Before the press could even ask him a question, Mickelson leaned into the microphone and said: "I am such an idiot."
Hard to argue with that assessment, Phil.
7. Ed Sneed, 1979 Masters
Ed Sneed entered the final round of the 1979 Masters with a five-shot lead. He birdied the 13th and 15th holes on the back nine and held a three-shot cushion with just three holes to play.
He bogeyed 16. He bogeyed 17. He bogeyed 18.
Three closing bogeys - any one of which, converted to par, would have won him the tournament outright. Instead, he fell into a three-way playoff with Tom Watson and Fuzzy Zoeller, who won the whole thing in sudden death. It was Zoeller's first Masters appearance.
Sneed shot 76. He never won a major. He quietly went on to become a golf instructor and rarely spoke about that Sunday in Augusta again. You can't really blame him.
8. Ken Venturi, 1956 Masters
The cruelest part of this one? Venturi was an amateur. He couldn't even have taken the prize money if he had won.
The 24-year-old entered the final round with a four-shot lead and shot 80. Jack Burke Jr. started the day eight shots behind in fourth place, shot 71, and won by one. Burke's comeback from eight back remains the largest final-round deficit ever overcome to win the Masters.
Venturi's back nine was a disaster - a 42 that included seven bogeys over the final nine holes. Augusta National didn't invite him back for several years after the collapse, a slight he reportedly never forgot.
He eventually turned pro, and to his enormous credit, won the 1964 US Open in brutal, suffocating heat at Congressional - one of the most gutsy performances in major championship history. Augusta, though, was the one that got away.
9. Francesco Molinari, 2019 Masters
Molinari co-led entering the final round of the 2019 Masters and was the picture of composure through the first eleven holes of Sunday. He was the reigning Open champion. He was one of the best ball-strikers in the world. He looked, by every measure, like the man who was going to win.
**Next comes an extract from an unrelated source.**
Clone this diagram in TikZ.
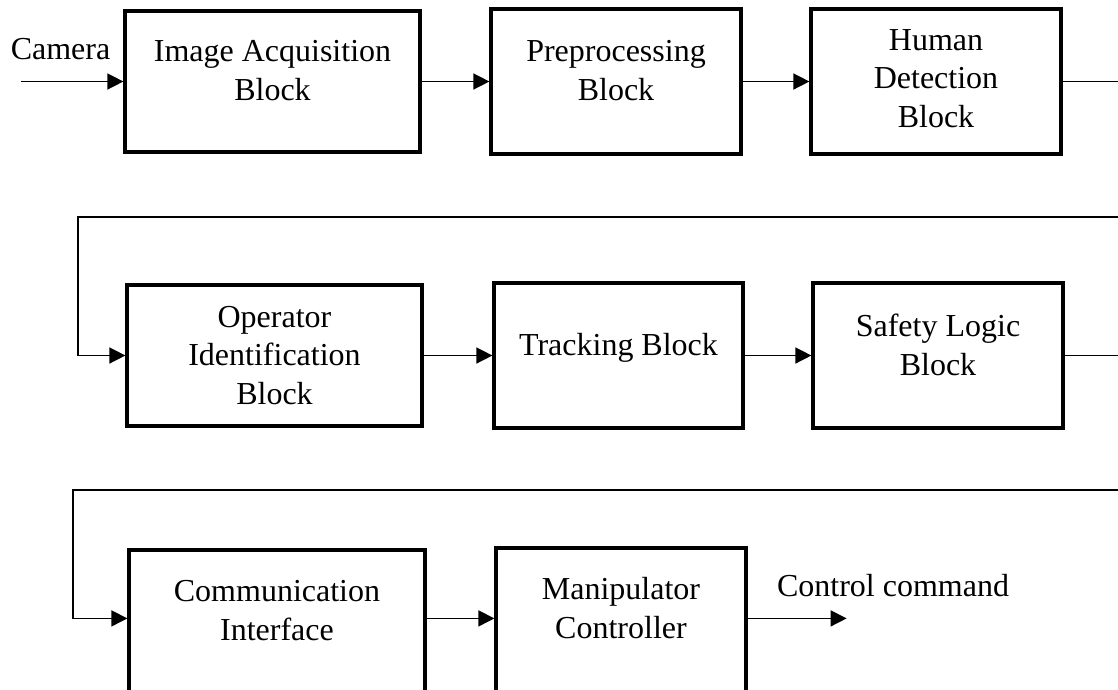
\documentclass[tikz,border=0pt]{standalone}
\usepackage{fontspec}
\setmainfont{Liberation Serif}
\usetikzlibrary{arrows.meta}
\begin{document}
\begin{tikzpicture}[x=1pt,y=-1pt,
  box/.style={draw, rectangle, line width=3.2pt, inner sep=0pt},
  lbl/.style={align=center, anchor=base, inner sep=0pt, font=\fontsize{32}{38.5}\selectfont},
  conn/.style={line width=1.5pt},
  arr/.style={-{Triangle[length=16pt,width=16pt]}}]
\useasboundingbox (0,0) rectangle (1118,689);
\clip (0,0) rectangle (1118,689);
% boxes
\node[box, minimum width=295pt, minimum height=141pt] (b1) at (272.5,81.5) {};
\node[box, minimum width=250pt, minimum height=145pt] (b2) at (616,81.5) {};
\node[box, minimum width=250pt, minimum height=145pt] (b3) at (936,81.5) {};
\node[box, minimum width=295pt, minimum height=141pt] (b4) at (274.5,355.5) {};
\node[box, minimum width=249pt, minimum height=145pt] (b5) at (618.5,355.5) {};
\node[box, minimum width=250pt, minimum height=145pt] (b6) at (938,355.5) {};
\node[box, minimum width=296pt, minimum height=170pt] (b7) at (277,635) {};
\node[box, minimum width=250pt, minimum height=172pt] (b8) at (621,634) {};
% texts (anchor base = last line)
\node[lbl] (t1) at (272.5,100) {Image Acquisition\\Block};
\node[lbl] (t2) at (616,100) {Preprocessing\\Block};
\node[lbl] (t3) at (936,127) {Human\\Detection\\Block};
\node[lbl] (t4) at (274.5,404) {Operator\\Identification\\Block};
\node[lbl] (t5) at (618.5,355) {Tracking Block};
\node[lbl] (t6) at (938,375) {Safety Logic\\Block};
\node[lbl] (t7) at (277,640) {Communication\\Interface};
\node[lbl] (t8) at (621,638) {Manipulator\\Controller};
\node[lbl] (cam) at (60.5,59) {Camera};
\node[lbl] (ctl) at (893,596) {Control command};
% free ends
\coordinate (c0) at (21,81.5);
\coordinate (r1) at (1120,81.5);
\coordinate (l1r) at (1120,217);
\coordinate (l1l) at (78,217);
\coordinate (r2) at (1120,355.5);
\coordinate (l2r) at (1120,490);
\coordinate (l2l) at (73,490);
\path ([yshift=-72pt]b8.north east) ++(99,0) coordinate (out);
% connectors
\draw[conn,arr] (c0) -- (b1.west);
\draw[conn,arr] (b1.east) -- (b2.west);
\draw[conn,arr] (b2.east) -- (b3.west);
\draw[conn] (b3.east) -- (r1);
\draw[conn,arr] (l1r) -- (l1l) |- (b4.west);
\draw[conn,arr] (b4.east) -- (b5.west);
\draw[conn,arr] (b5.east) -- (b6.west);
\draw[conn] (b6.east) -- (r2);
\draw[conn,arr] (l2r) -- (l2l) |- ([yshift=-70pt]b7.north west);
\draw[conn,arr] ([yshift=-70pt]b7.north east) -- ([yshift=-72pt]b8.north west);
\draw[conn,arr] ([yshift=-72pt]b8.north east) -- (out);
\end{tikzpicture}
\end{document}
Then Augusta's 12th hole - that cursed little par 3 over Rae's Creek - claimed another victim. Molinari found the water. Bogey. He steadied briefly, but hit the water again at the par-5 15th. By then it was over.
Tiger Woods, playing in the same group, watched the whole thing unfold with the patience of a man who had been waiting eleven years for this exact moment. He shot 70 and won his fifth Masters title - his fifteenth major overall, his first in eleven years, and one of the greatest sporting comebacks in modern history.
Molinari's collapse wasn't the story that day. Tiger winning was the story. In some ways, that made it worse.
10. Adam Scott, 2012 Open Championship
Adam Scott stood on the 15th tee at Royal Lytham and St Annes with a four-shot lead and four holes to play. The Claret Jug was his. The presentation ceremony was being arranged. Ernie Els, who had already finished his round and was sitting in the clubhouse at seven under, had mentally handed the trophy over.
Then Scott bogeyed 15. Then 16. Then 17. Then 18.
Four consecutive bogeys on the four final holes of a major championship. By the time Scott tapped in on the last, he had handed Els - who at 42 was playing what most expected to be the twilight of his major career - one of the most unlikely victories in Open history.
Els punched the air in the clubhouse. Scott, head bowed, could barely bring himself to look at the scoreboard. It was the kind of finish that defines a career in all the wrong ways.
To his enormous credit, Scott came back. He won the 2013 Masters - becoming the first Australian to win at Augusta - and that Green Jacket went a long way toward healing the wound that Royal Lytham left behind. But ask any golf fan what they remember about the 2012 Open, and they won't mention Els. They'll mention the last four holes.